This article chooses YouTube to exemplify the potential of Web 2.0 technology in the prewriting stage because YouTube is not as frequently discussed in the composition field as wikis, blogs, and podcasts; it has, however, great potential to motivate students to generate ideas in the prewriting stage. Through sharing YouTube videos with students, instructors who practice student-centered pedagogy potentially empower students to participate in social dialogues that engage diverse voices.

Since invention is a social act, it needs to be taught from a social point of view to foster collaborative and productive learning. As a tool that aims to promote democracy in voices, YouTube has a potential in academia and should be related to composition teaching to reveal its strength.

Web 2.0 tools such as wikis, blogs, and podcasts all invite collaboration, and their potential in the prewriting stage can be examined in similar ways. Other than prewriting, many Web 2.0 tools empower students and foster positive learning during the writing and revising stages. Currently, the writing classrooms in US colleges are a composite of new technology, new students, and the traditional writing process approach. The need to apply innovative pedagogy to assist students at different writing stages to accomplish positive learning is urgent. However, the incorporation of technology should not be a careless and imprudent decision to follow the digital tide. Technology itself does not promise successful teaching. It needs to be used with an effective pedagogy to maximize its potential for successful learning and teaching.
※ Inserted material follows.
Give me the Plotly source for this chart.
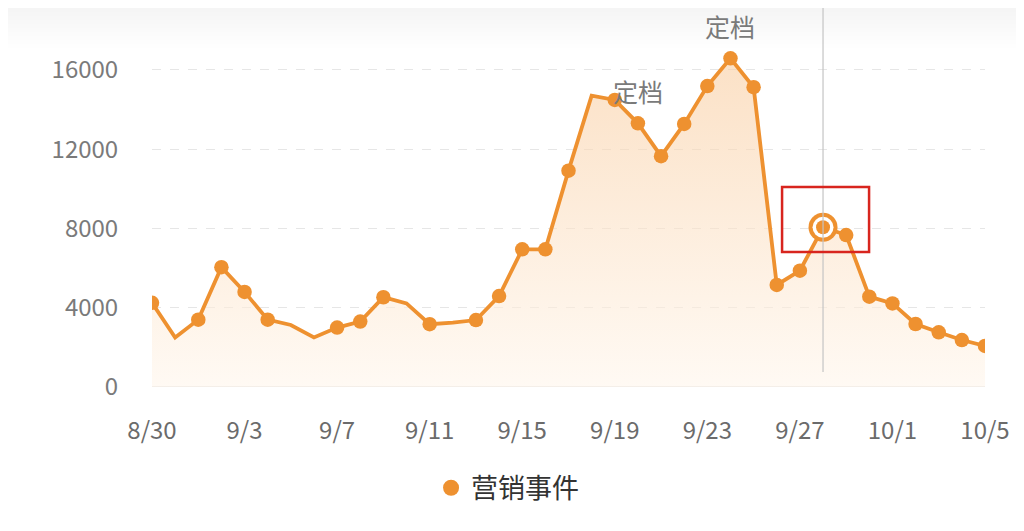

Composition instructors, among many of whom still apply the writing process, need to reexamine students’ needs and their learning styles in this digital era to readjust their pedagogical practices so that they can make rational choices to foster students’ learning.
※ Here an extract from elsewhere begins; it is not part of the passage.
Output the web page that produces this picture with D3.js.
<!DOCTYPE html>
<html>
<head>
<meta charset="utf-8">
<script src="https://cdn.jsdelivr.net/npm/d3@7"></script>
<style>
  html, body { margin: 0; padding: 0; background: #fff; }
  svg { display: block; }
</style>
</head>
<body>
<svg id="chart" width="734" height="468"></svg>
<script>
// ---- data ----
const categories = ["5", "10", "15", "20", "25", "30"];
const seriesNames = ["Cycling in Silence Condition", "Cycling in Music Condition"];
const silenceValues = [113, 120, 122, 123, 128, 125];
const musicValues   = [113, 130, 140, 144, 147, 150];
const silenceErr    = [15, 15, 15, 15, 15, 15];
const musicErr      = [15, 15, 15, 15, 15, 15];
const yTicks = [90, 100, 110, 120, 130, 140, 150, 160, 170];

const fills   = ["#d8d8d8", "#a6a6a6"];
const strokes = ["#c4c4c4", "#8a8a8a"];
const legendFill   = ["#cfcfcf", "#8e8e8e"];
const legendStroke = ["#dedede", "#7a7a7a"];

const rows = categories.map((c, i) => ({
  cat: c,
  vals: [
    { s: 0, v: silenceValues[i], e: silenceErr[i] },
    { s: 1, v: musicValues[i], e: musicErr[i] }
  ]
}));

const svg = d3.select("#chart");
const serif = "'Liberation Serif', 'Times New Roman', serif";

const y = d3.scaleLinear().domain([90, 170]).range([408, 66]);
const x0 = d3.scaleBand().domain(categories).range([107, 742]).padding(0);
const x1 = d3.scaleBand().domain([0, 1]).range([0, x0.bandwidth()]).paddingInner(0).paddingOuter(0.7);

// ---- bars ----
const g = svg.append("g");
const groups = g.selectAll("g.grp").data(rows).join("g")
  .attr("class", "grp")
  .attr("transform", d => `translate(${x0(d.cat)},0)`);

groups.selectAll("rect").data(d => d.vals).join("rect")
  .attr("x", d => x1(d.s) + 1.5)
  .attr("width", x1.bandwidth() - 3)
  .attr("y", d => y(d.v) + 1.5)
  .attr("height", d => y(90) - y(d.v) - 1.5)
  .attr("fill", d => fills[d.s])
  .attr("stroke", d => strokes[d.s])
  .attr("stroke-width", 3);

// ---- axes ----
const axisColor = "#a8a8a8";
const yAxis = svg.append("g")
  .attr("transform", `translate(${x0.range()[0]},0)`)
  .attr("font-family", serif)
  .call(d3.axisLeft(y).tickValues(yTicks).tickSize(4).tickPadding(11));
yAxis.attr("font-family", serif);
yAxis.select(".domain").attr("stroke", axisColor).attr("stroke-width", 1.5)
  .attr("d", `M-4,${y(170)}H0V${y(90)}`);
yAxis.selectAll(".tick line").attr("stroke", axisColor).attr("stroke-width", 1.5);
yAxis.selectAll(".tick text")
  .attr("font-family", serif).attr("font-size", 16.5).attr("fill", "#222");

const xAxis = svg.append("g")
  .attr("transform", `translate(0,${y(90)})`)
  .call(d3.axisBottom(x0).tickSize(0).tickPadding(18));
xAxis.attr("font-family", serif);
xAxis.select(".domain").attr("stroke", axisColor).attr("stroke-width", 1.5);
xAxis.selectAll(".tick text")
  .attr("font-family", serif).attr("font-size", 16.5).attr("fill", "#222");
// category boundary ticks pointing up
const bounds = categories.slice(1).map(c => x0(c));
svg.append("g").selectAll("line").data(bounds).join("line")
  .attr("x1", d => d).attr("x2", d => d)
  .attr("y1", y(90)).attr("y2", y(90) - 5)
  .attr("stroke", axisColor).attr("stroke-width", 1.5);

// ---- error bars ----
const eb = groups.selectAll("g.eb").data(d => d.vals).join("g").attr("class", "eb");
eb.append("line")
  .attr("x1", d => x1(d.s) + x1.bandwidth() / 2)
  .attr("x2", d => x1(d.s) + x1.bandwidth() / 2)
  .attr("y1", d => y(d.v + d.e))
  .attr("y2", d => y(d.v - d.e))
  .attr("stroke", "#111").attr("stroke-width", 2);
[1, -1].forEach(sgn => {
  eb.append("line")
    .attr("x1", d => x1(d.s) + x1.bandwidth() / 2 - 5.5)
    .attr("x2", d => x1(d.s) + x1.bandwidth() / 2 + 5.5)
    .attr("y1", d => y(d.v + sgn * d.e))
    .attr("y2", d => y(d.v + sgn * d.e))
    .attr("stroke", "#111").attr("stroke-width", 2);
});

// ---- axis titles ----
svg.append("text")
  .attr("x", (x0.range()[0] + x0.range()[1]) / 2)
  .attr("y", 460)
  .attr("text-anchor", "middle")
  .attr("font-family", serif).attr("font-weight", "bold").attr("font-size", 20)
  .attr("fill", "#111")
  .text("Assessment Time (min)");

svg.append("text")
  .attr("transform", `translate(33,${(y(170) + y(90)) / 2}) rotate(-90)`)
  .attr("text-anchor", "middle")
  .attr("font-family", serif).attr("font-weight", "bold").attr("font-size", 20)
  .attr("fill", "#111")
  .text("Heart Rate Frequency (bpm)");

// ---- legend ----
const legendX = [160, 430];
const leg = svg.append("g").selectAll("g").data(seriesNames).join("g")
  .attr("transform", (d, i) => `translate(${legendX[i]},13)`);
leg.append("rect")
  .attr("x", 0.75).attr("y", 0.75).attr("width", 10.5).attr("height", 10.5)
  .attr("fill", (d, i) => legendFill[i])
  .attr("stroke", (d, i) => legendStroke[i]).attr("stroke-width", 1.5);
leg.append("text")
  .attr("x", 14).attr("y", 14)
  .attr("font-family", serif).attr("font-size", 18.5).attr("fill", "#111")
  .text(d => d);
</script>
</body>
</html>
Selfe (2009) says that “the time is over when teachers can acquire one kind of literacy—usually, in the case of English composition teachers, alphabetic literacy … they must become adept at learning new literacies, at accumulating the understandings of different kinds of literacies—on an ongoing basis (p. 256). With such a call to develop literacy skills on the part of educators, we, as composition instructors, need to explore, practice, and share innovative teaching.